Question: My question is, how are you going to use renewable energy to create jobs in the future?
Barack Obama: Well, this is a great question, especially for rural communities all across America. Tom Vilsack, who was the former governor of Iowa, knows a little bit about agriculture. And so when I put Tom in as the head of the Department of Agriculture, one of the first things we talked about was, how can we mobilize the incredible resourcefulness and hard work of rural communities all across this country, not just to create jobs, but also to win back energy independence. And as a consequence, we have put billions of dollars into energy research and to help move in a direction of greater reliance on fuels that are homegrown.

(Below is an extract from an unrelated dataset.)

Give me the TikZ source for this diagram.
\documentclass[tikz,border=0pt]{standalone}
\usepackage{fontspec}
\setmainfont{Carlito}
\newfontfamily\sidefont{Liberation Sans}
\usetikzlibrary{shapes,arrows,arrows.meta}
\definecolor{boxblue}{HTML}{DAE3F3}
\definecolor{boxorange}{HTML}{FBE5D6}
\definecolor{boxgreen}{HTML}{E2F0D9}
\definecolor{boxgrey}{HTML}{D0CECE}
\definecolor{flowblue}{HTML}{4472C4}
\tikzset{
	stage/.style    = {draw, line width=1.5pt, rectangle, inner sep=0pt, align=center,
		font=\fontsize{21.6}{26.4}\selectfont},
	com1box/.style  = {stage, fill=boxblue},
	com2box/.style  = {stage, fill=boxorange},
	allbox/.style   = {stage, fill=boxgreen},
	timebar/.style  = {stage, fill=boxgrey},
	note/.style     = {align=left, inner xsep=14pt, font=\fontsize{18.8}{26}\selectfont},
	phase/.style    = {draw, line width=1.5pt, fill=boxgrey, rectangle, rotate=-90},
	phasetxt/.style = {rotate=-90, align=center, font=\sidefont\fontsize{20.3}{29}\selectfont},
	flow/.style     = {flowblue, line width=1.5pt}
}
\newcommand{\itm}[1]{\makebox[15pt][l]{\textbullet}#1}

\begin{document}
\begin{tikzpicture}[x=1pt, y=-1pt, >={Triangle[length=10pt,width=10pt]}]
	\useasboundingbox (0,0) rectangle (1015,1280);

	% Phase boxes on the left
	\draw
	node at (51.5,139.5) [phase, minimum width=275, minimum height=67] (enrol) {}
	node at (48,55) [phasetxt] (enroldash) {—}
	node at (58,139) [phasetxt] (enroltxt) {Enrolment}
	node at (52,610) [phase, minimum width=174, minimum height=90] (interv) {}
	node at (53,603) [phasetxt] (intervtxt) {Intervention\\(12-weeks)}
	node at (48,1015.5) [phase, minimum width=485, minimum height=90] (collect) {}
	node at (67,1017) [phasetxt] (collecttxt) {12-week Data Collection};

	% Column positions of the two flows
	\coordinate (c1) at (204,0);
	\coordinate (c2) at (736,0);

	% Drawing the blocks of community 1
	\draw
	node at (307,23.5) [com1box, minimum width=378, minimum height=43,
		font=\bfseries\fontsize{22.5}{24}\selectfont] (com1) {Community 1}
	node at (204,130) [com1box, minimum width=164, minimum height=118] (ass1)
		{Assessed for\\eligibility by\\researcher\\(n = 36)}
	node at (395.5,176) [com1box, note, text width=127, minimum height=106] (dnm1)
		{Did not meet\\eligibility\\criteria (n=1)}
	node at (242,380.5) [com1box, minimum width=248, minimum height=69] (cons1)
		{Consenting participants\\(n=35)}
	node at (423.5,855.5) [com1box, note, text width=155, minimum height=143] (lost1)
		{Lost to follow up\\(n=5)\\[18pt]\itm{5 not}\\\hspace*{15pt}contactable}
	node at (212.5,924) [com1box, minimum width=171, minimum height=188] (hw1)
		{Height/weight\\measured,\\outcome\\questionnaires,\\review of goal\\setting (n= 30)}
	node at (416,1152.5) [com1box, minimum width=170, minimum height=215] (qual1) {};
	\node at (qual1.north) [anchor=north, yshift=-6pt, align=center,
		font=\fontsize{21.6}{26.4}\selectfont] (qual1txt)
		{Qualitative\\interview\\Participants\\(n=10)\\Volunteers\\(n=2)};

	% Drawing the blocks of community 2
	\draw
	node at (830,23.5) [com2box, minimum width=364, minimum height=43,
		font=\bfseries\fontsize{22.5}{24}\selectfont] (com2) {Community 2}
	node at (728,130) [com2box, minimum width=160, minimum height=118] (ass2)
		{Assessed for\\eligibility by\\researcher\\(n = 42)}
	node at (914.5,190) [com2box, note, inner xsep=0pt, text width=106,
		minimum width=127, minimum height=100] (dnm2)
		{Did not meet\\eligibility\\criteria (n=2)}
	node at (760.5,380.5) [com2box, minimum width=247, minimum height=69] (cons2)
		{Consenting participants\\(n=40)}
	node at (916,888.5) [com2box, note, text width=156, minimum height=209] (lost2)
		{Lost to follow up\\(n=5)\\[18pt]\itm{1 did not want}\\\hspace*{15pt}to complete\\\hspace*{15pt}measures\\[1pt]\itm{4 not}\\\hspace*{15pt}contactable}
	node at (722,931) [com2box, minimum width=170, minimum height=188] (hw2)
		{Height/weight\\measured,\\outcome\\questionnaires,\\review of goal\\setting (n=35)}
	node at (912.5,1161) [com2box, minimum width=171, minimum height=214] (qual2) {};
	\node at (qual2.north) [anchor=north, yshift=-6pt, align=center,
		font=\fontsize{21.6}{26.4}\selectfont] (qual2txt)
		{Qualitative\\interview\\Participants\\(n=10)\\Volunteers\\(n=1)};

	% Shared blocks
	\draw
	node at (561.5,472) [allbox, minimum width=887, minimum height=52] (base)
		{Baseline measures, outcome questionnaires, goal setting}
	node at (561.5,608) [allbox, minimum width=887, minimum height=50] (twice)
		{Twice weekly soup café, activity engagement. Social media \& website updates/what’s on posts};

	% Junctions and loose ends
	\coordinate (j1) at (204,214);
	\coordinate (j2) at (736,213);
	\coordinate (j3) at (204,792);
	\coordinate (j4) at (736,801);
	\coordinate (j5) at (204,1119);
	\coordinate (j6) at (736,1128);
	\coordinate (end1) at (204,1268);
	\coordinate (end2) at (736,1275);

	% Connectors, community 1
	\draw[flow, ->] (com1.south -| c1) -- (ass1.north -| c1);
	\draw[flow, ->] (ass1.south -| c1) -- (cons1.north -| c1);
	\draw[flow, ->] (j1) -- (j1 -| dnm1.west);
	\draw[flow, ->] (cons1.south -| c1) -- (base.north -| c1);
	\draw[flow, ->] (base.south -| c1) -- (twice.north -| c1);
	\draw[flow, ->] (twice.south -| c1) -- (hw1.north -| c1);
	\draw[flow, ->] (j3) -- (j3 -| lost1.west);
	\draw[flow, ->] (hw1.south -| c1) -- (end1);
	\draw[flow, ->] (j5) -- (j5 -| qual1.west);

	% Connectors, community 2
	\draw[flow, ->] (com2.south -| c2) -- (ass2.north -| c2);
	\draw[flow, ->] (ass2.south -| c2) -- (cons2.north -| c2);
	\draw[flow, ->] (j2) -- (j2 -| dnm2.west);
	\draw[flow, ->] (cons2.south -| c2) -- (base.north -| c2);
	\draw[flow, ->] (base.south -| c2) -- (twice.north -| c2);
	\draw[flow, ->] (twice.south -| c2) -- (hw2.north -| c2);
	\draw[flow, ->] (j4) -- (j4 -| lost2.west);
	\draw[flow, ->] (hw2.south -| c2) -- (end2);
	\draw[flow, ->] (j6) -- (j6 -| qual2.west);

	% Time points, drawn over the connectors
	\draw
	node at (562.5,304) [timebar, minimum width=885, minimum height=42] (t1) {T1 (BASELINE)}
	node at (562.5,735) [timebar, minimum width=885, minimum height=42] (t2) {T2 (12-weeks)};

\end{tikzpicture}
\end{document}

So let me give you a couple of examples. One, obviously, is biofuels. And a lot of folks here are familiar with corn-based ethanol, but the fact of the matter is the technology is moving where we need to start taking advantage of a whole range of biofuels, using refuse, using stuff that we don’t use for food to create energy. And we are seeing incredible progress on that front, but it’s key to make sure that we continue to make the research and that we also use the incredible purchasing power of the federal government to encourage it.

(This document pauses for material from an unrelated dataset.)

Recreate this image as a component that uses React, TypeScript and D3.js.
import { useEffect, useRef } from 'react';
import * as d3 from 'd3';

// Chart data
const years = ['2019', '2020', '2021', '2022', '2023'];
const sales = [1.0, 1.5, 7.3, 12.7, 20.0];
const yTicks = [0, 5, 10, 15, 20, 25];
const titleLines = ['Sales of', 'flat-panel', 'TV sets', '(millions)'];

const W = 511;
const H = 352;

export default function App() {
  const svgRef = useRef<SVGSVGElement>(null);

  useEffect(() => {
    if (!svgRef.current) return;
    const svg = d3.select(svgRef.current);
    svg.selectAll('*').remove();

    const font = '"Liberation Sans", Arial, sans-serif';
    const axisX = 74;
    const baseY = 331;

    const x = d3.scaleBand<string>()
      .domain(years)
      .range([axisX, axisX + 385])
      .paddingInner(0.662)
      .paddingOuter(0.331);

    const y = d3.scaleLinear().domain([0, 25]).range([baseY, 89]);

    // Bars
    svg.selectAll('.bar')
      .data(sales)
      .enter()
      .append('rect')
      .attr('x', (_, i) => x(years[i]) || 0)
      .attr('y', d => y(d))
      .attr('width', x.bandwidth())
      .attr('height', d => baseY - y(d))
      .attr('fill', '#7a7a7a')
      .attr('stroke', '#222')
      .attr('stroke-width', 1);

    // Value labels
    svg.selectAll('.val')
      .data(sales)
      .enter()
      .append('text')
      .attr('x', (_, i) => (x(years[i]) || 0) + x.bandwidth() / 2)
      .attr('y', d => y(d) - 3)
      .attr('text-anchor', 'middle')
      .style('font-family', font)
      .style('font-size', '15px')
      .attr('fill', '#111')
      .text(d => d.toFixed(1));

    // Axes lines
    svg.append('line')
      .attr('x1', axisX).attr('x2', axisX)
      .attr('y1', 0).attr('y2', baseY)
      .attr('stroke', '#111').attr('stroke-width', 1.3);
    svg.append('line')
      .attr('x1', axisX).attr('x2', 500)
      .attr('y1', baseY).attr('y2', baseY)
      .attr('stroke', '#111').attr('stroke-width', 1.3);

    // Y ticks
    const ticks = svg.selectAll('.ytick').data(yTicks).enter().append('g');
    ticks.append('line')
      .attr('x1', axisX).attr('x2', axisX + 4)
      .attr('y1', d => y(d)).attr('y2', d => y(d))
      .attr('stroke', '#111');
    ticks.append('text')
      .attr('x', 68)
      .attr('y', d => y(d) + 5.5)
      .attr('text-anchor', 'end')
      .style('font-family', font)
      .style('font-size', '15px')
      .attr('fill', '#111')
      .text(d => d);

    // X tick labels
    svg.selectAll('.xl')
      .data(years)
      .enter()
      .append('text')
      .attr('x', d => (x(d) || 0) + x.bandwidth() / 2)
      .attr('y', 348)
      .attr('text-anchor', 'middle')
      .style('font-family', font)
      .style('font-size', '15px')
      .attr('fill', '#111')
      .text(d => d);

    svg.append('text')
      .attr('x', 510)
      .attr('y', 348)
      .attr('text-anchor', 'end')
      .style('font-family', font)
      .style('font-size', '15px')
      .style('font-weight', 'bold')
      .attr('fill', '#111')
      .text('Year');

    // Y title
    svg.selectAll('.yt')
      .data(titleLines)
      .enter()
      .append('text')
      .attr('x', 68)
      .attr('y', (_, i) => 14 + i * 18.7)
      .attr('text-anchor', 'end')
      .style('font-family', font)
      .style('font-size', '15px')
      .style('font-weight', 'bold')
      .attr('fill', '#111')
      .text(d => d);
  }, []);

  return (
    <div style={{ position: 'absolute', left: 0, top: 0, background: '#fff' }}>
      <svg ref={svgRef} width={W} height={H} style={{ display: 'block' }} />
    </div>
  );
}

So one of the things that I know we’re doing is we’re actually working with the Department of Defense to start saying, let’s run some of these -- let me just say this: The Department of Defense uses a lot of fuel, so the question is, can we get trucks and jeeps and, in some cases, even fighter jets running on alternative fuels, which is important for our national security but also could provide an incredible boost to communities all across Minnesota, all across the country?

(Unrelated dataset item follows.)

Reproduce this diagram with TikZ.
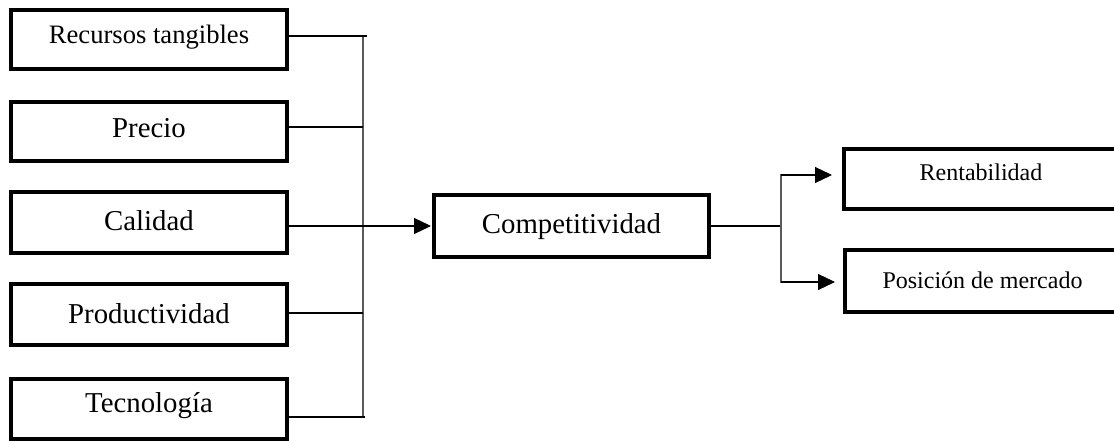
\documentclass[tikz,border=0pt]{standalone}
\usepackage{fontspec}
\setmainfont{Liberation Serif}
\usetikzlibrary{arrows.meta}
\definecolor{busgray}{RGB}{90,90,90}
\begin{document}
\begin{tikzpicture}[x=1pt,y=-1pt,
  box/.style={draw=black, line width=4pt, rectangle, inner sep=0pt, align=center, text depth=0pt},
  big/.style={font=\fontsize{28.8}{34}\selectfont},
  mid/.style={font=\fontsize{26.6}{32}\selectfont},
  small/.style={font=\fontsize{24}{29}\selectfont},
  lb/.style={text height=#1},
  wire/.style={line width=1.2pt, black},
  bus/.style={line width=2pt, busgray},
  tip/.style={-{Triangle[length=17pt,width=16pt]}}
]
\useasboundingbox (0,0) rectangle (1114,441);
\clip (0,0) rectangle (1114,441);

% factors on the left
\node[box,mid,lb=9pt,minimum width=276pt,minimum height=59pt] (rt) at (149,39.5) {Recursos tangibles};
\node[box,big,lb=13pt,minimum width=276pt,minimum height=59pt] (pr) at (149,131.5) {Precio};
\node[box,big,lb=15pt,minimum width=276pt,minimum height=61pt] (ca) at (149,222.5) {Calidad};
\node[box,big,lb=17pt,minimum width=276pt,minimum height=61pt] (pd) at (149,314.5) {Productividad};
\node[box,big,lb=6pt,minimum width=276pt,minimum height=60pt] (te) at (149,409) {Tecnología};

% central result
\node[box,big,lb=14pt,minimum width=275pt,minimum height=62pt] (co) at (571.5,226) {Competitividad};

% outcomes on the right
\node[box,small,lb=4pt,minimum width=274pt,minimum height=60pt] (re) at (981,179) {Rentabilidad};
\node[box,small,lb=14pt,minimum width=275pt,minimum height=62pt] (po) at (982.5,281) {Posición de mercado};

% left collector bus
\coordinate (ltop) at (363,36);
\coordinate (lbot) at (363,417);
\draw[bus] (ltop) -- (lbot);
\draw[wire] ([yshift=3.5pt]rt.east) -- ++(78,0);
\draw[wire] ([yshift=4.5pt]pr.east) -- ++(74,0);
\draw[wire] ([yshift=1.5pt]pd.east) -- ++(74,0);
\draw[wire] ([yshift=-8pt]te.east) -- ++(76,0);
\draw[wire,tip,shorten >=1pt] (ca.east |- co.west) -- (co.west);

% right distribution bus
\coordinate (rtop) at (781,175);
\coordinate (rbot) at (781,282);
\draw[wire] (co.east) -- (co.east -| rtop);
\draw[bus] ([yshift=1pt]rtop) -- ([yshift=-1pt]rbot);
\draw[wire,tip,shorten >=10pt] (rtop) -- ([yshift=4pt]re.west);
\draw[wire,tip,shorten >=8pt] (rbot) -- ([yshift=-1pt]po.west);
\end{tikzpicture}
\end{document}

The other thing that we have to do is look at things like wind power and solar power and the next generation of electric vehicles. You will recall when I came into office they were talking about the liquidation of GM and Chrysler, and a lot of folks said, you can’t help them, and it’s a waste of the government’s money to try to help them. But what I said was, we can’t afford to lose up to a million jobs in this country, particularly in the Midwest, but we also can’t afford to lose leadership in terms of building an auto industry that we used to own.
And so we turned around those auto companies -- they are now making a profit for the first time in decades, they’re gaining market share for the first time in years. (Applause.) But what we said was, if we’re going to help you, then you’ve also got to change your ways. You can’t just make money on SUVs and trucks. There’s a place for SUVs and trucks, but as gas prices keep on going up, you’ve got to understand the market -- people are going to be trying to save money.
And so what we’ve now seen is an investment in electric vehicles, and then what we did was we put investments in something called advanced battery manufacturing, because those electric cars, how well they run depends on how good the batteries are -- how long they can run before they get recharged. We only had 2 percent of the advanced battery manufacturing market when I came into office. We’re on track now to have 30, 40, 50 percent of that market. (Applause.) We are making batteries here in the United States of America that go into electric cars made here in the United States of America. It creates jobs, and it creates -- (applause) -- and it creates energy independence, and it also improves our environment.
So that’s the kind of approach that we have to take -- using the private sector, understanding that ultimately the private sector is going to be creating jobs, but also understanding that the government can be an effective partner in that process. And nowhere is that more true than in rural America. So, great question.